The arts all too seldom get space on major political programmes on TV; but there was a chance to explain a key area of arts policy to a television audience with Thursday's appointment of Michael Boyd as Mr Noble's successor as artistic director of the Royal Shakespeare Company.

What a pity then that Mr Boyd came across in his Newsnight interview as secretive and unaccountable. Asked where he stood on his predecessor's controversial plans for the future of the company, he replied that he would quietly drop some parts, but refused to say which. Neither would he say which parts he was in favour of, even when reminded by his interviewer that the public, who pay for the RSC, might be entitled to know. Clarity is not a feature of change, he declared. Somebody should quietly remind him, for future television interviews, that the RSC is a national company, subsidised by the taxpayer. It is not a secret society.

*There has been a bit of a scandal down at Chichester where Lucy Bailey, an acclaimed director with a National Theatre hit behind her, parted company with the Festival Theatre during rehearsals of Cabaret. Her production was considered too raunchy for the audience's tastes by the theatre head, Andrew Welch. She says he particularly objected to the song "Money Makes the World Go Round" being sung by two men and a woman naked in a bubble bath. Ms Bailey's offered compromise of giving them underwear was not accepted.

I met Mr Welch two years ago and we discussed changes he wanted to bring in at the theatre. This is what he told me, and what I reported at the time: "The audience is conservative and it is too old... I want Chichester to be a cutting-edge theatre. Some of my present audience will say 'It's not for us.' So be it." He would, he said, consider "nudity" and "shock-drama". What a difference two years in the West Sussex air makes.

*This week I belatedly caught up with We Will Rock You, the Queen musical with book by Ben Elton. I was intrigued to see it, as when it opened in May it received the worst and most vitriolic reviews I can ever remember a West End show receiving. As it happens, although there was room for improvement in plot and choice of songs, I found it a diverting and harmless piece of gorgeously sung fun.
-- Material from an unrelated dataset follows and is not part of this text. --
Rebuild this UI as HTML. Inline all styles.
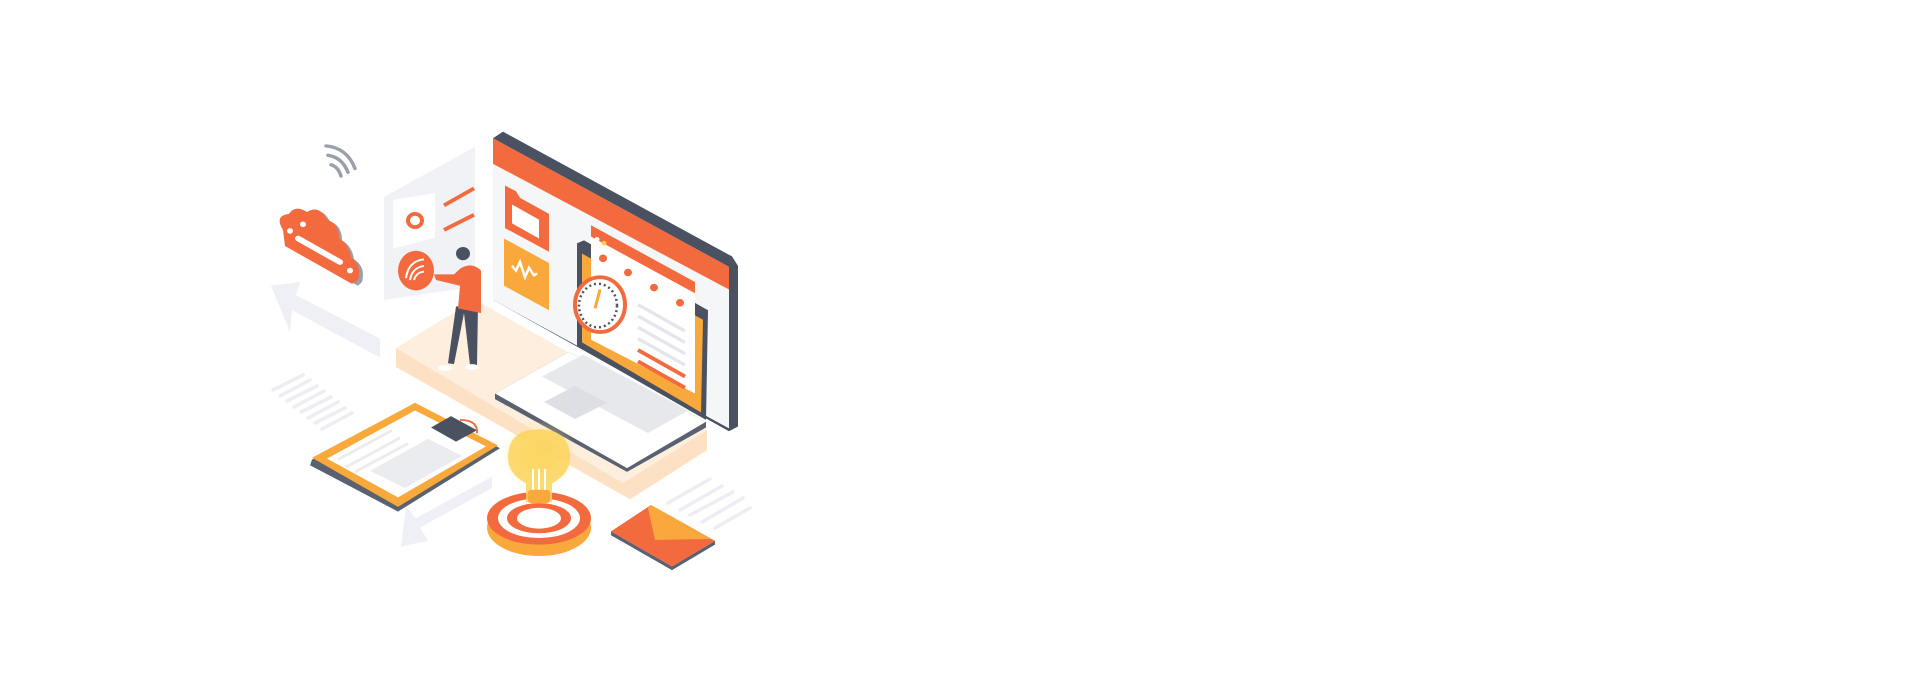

But what really surprised me was that the house was full and there was a queue for returns. That, I gather, is the case every night. London has never quite been New York, where lousy overnight reviews can close a show. But Britain's reviewers must begin to wonder when their worst venom merely succeeds in having the "House Full" notices go up.

Are theatre critics, weaned on a diet of straight plays and intellectual analysis, perhaps the wrong people to review rock musicals? Do audiences not care too much about flaws in the plot, if the music and special effects are dazzling? Should producers stop worrying about reviews, as word of mouth (aided in this case by a couple of songs from the show at the televised Jubilee pop concert) is clearly more powerful? Discuss.